**Task instructions**
All the data below goes into the copy word for word, but the pictures don't.
_ _ _ _ _
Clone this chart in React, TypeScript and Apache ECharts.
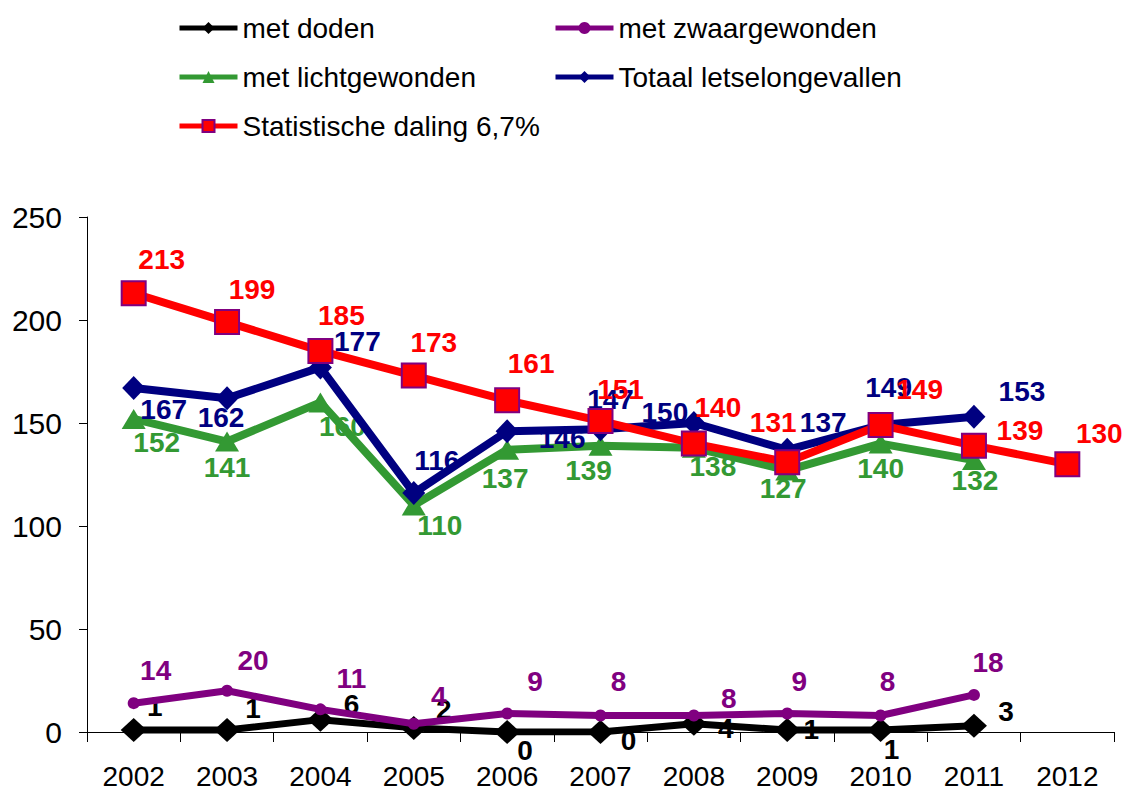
import React, { useEffect, useRef } from "react";
import * as echarts from "echarts";

const years = ["2002", "2003", "2004", "2005", "2006", "2007", "2008", "2009", "2010", "2011", "2012"];
const metDoden = [1, 1, 6, 2, 0, 0, 4, 1, 1, 3];
const metZwaargewonden = [14, 20, 11, 4, 9, 8, 8, 9, 8, 18];
const metLichtgewonden = [152, 141, 160, 110, 137, 139, 138, 127, 140, 132];
const totaal = [167, 162, 177, 116, 146, 147, 150, 137, 149, 153];
const statistischeDaling = [213, 199, 185, 173, 161, 151, 140, 131, 149, 139, 130];

// label placement offsets (px), separate from values
const dodenOffsets = [[21, -23], [26, -21], [31, -15], [30, -18], [18, 18], [28, 8], [32, 5], [24, 0], [11, 20], [32, -14]];
const zwaarOffsets = [[22, -33], [26, -30], [31, -31], [25, -27], [28, -32], [18, -34], [35, -17], [12, -32], [7, -34], [14, -32]];
const lichtOffsets = [[23, 24], [0, 26], [22, 24], [26, 20], [-2, 29], [-12, 25], [19, 19], [-4, 18], [0, 25], [1, 20]];
const totaalOffsets = [[30, 22], [-6, 19], [37, -26], [23, -33], [55, 7], [10, -30], [-29, -11], [36, -27], [8, -38], [48, -25]];
const statOffsets = [[28, -34], [25, -33], [21, -35], [20, -33], [24, -37], [20, -31], [24, -36], [-14, -40], [39, -36], [46, -15], [32, -31]];

const FONT = "'Liberation Sans', Arial, sans-serif";

function withOffsets(values: number[], offsets: number[][]) {
  return values.map((v, i) => ({ value: v, label: { offset: offsets[i] } }));
}

function makeSeries(
  name: string,
  values: number[],
  offsets: number[][],
  color: string,
  lineWidth: number,
  symbol: string,
  symbolSize: number | number[],
  z: number,
  itemStyle?: any
) {
  return {
    name,
    type: "line",
    data: withOffsets(values, offsets),
    z,
    symbol,
    symbolSize,
    showAllSymbol: true,
    lineStyle: { color, width: lineWidth },
    itemStyle: itemStyle || { color },
    label: {
      show: true,
      position: "inside",
      color,
      fontFamily: FONT,
      fontWeight: "bold",
      fontSize: 28,
    },
    emphasis: { disabled: true },
  };
}

export default function App() {
  const ref = useRef<HTMLDivElement>(null);
  useEffect(() => {
    if (!ref.current) return;
    const chart = echarts.init(ref.current, null, { renderer: "svg" });
    const legendText = { fontFamily: FONT, fontSize: 28, color: "#000", lineHeight: 28 };
    chart.setOption({
      animation: false,
      backgroundColor: "#fff",
      legend: [
        {
          orient: "vertical",
          left: 177,
          top: 14,
          padding: 0,
          itemWidth: 58,
          itemHeight: 15,
          itemGap: 21,
          textStyle: legendText,
          lineStyle: { width: 5 },
          data: ["met doden", "met lichtgewonden", "Statistische daling 6,7%"],
        },
        {
          orient: "vertical",
          left: 553,
          top: 14,
          padding: 0,
          itemWidth: 58,
          itemHeight: 15,
          itemGap: 21,
          textStyle: legendText,
          lineStyle: { width: 5 },
          data: ["met zwaargewonden", "Totaal letselongevallen"],
        },
      ],
      grid: { left: 87, right: 10, top: 217, bottom: 57, containLabel: false },
      xAxis: {
        type: "category",
        data: years,
        boundaryGap: true,
        axisLine: { show: true, lineStyle: { color: "#000", width: 1 } },
        axisTick: { show: true, length: 10, interval: 0, lineStyle: { color: "#000" } },
        axisLabel: { fontFamily: FONT, fontSize: 28, color: "#000", margin: 30, interval: 0 },
        splitLine: { show: false },
      },
      yAxis: {
        type: "value",
        min: 0,
        max: 250,
        interval: 50,
        axisLine: { show: true, lineStyle: { color: "#000", width: 1 } },
        axisTick: { show: true, length: 8, lineStyle: { color: "#000" } },
        axisLabel: { fontFamily: FONT, fontSize: 30, color: "#000", margin: 25 },
        splitLine: { show: false },
      },
      series: [
        makeSeries("met doden", metDoden, dodenOffsets, "#000000", 7, "diamond", [26, 24], 2),
        makeSeries("met zwaargewonden", metZwaargewonden, zwaarOffsets, "#800080", 7, "circle", 12, 3),
        makeSeries("met lichtgewonden", metLichtgewonden, lichtOffsets, "#339933", 8, "triangle", [24, 20], 4),
        makeSeries("Totaal letselongevallen", totaal, totaalOffsets, "#000080", 8, "diamond", [23, 24], 5),
        makeSeries("Statistische daling 6,7%", statistischeDaling, statOffsets, "#FF0000", 8, "rect", 24, 6, {
          color: "#FF0000",
          borderColor: "#800080",
          borderWidth: 2,
        }),
      ],
    });
    return () => chart.dispose();
  }, []);
  return <div ref={ref} style={{ width: 1124, height: 790, position: "absolute", left: 0, top: 0 }} />;
}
_ _ _ _ _
**Response**
Clone this chart in React, TypeScript and Apache ECharts.
import React, { useEffect, useRef } from "react";
import * as echarts from "echarts";

const years = ["2002", "2003", "2004", "2005", "2006", "2007", "2008", "2009", "2010", "2011", "2012"];
const metDoden = [1, 1, 6, 2, 0, 0, 4, 1, 1, 3];
const metZwaargewonden = [14, 20, 11, 4, 9, 8, 8, 9, 8, 18];
const metLichtgewonden = [152, 141, 160, 110, 137, 139, 138, 127, 140, 132];
const totaal = [167, 162, 177, 116, 146, 147, 150, 137, 149, 153];
const statistischeDaling = [213, 199, 185, 173, 161, 151, 140, 131, 149, 139, 130];

// label placement offsets (px), separate from values
const dodenOffsets = [[21, -23], [26, -21], [31, -15], [30, -18], [18, 18], [28, 8], [32, 5], [24, 0], [11, 20], [32, -14]];
const zwaarOffsets = [[22, -33], [26, -30], [31, -31], [25, -27], [28, -32], [18, -34], [35, -17], [12, -32], [7, -34], [14, -32]];
const lichtOffsets = [[23, 24], [0, 26], [22, 24], [26, 20], [-2, 29], [-12, 25], [19, 19], [-4, 18], [0, 25], [1, 20]];
const totaalOffsets = [[30, 22], [-6, 19], [37, -26], [23, -33], [55, 7], [10, -30], [-29, -11], [36, -27], [8, -38], [48, -25]];
const statOffsets = [[28, -34], [25, -33], [21, -35], [20, -33], [24, -37], [20, -31], [24, -36], [-14, -40], [39, -36], [46, -15], [32, -31]];

const FONT = "'Liberation Sans', Arial, sans-serif";

function withOffsets(values: number[], offsets: number[][]) {
  return values.map((v, i) => ({ value: v, label: { offset: offsets[i] } }));
}

function makeSeries(
  name: string,
  values: number[],
  offsets: number[][],
  color: string,
  lineWidth: number,
  symbol: string,
  symbolSize: number | number[],
  z: number,
  itemStyle?: any
) {
  return {
    name,
    type: "line",
    data: withOffsets(values, offsets),
    z,
    symbol,
    symbolSize,
    showAllSymbol: true,
    lineStyle: { color, width: lineWidth },
    itemStyle: itemStyle || { color },
    label: {
      show: true,
      position: "inside",
      color,
      fontFamily: FONT,
      fontWeight: "bold",
      fontSize: 28,
    },
    emphasis: { disabled: true },
  };
}

export default function App() {
  const ref = useRef<HTMLDivElement>(null);
  useEffect(() => {
    if (!ref.current) return;
    const chart = echarts.init(ref.current, null, { renderer: "svg" });
    const legendText = { fontFamily: FONT, fontSize: 28, color: "#000", lineHeight: 28 };
    chart.setOption({
      animation: false,
      backgroundColor: "#fff",
      legend: [
        {
          orient: "vertical",
          left: 177,
          top: 14,
          padding: 0,
          itemWidth: 58,
          itemHeight: 15,
          itemGap: 21,
          textStyle: legendText,
          lineStyle: { width: 5 },
          data: ["met doden", "met lichtgewonden", "Statistische daling 6,7%"],
        },
        {
          orient: "vertical",
          left: 553,
          top: 14,
          padding: 0,
          itemWidth: 58,
          itemHeight: 15,
          itemGap: 21,
          textStyle: legendText,
          lineStyle: { width: 5 },
          data: ["met zwaargewonden", "Totaal letselongevallen"],
        },
      ],
      grid: { left: 87, right: 10, top: 217, bottom: 57, containLabel: false },
      xAxis: {
        type: "category",
        data: years,
        boundaryGap: true,
        axisLine: { show: true, lineStyle: { color: "#000", width: 1 } },
        axisTick: { show: true, length: 10, interval: 0, lineStyle: { color: "#000" } },
        axisLabel: { fontFamily: FONT, fontSize: 28, color: "#000", margin: 30, interval: 0 },
        splitLine: { show: false },
      },
      yAxis: {
        type: "value",
        min: 0,
        max: 250,
        interval: 50,
        axisLine: { show: true, lineStyle: { color: "#000", width: 1 } },
        axisTick: { show: true, length: 8, lineStyle: { color: "#000" } },
        axisLabel: { fontFamily: FONT, fontSize: 30, color: "#000", margin: 25 },
        splitLine: { show: false },
      },
      series: [
        makeSeries("met doden", metDoden, dodenOffsets, "#000000", 7, "diamond", [26, 24], 2),
        makeSeries("met zwaargewonden", metZwaargewonden, zwaarOffsets, "#800080", 7, "circle", 12, 3),
        makeSeries("met lichtgewonden", metLichtgewonden, lichtOffsets, "#339933", 8, "triangle", [24, 20], 4),
        makeSeries("Totaal letselongevallen", totaal, totaalOffsets, "#000080", 8, "diamond", [23, 24], 5),
        makeSeries("Statistische daling 6,7%", statistischeDaling, statOffsets, "#FF0000", 8, "rect", 24, 6, {
          color: "#FF0000",
          borderColor: "#800080",
          borderWidth: 2,
        }),
      ],
    });
    return () => chart.dispose();
  }, []);
  return <div ref={ref} style={{ width: 1124, height: 790, position: "absolute", left: 0, top: 0 }} />;
}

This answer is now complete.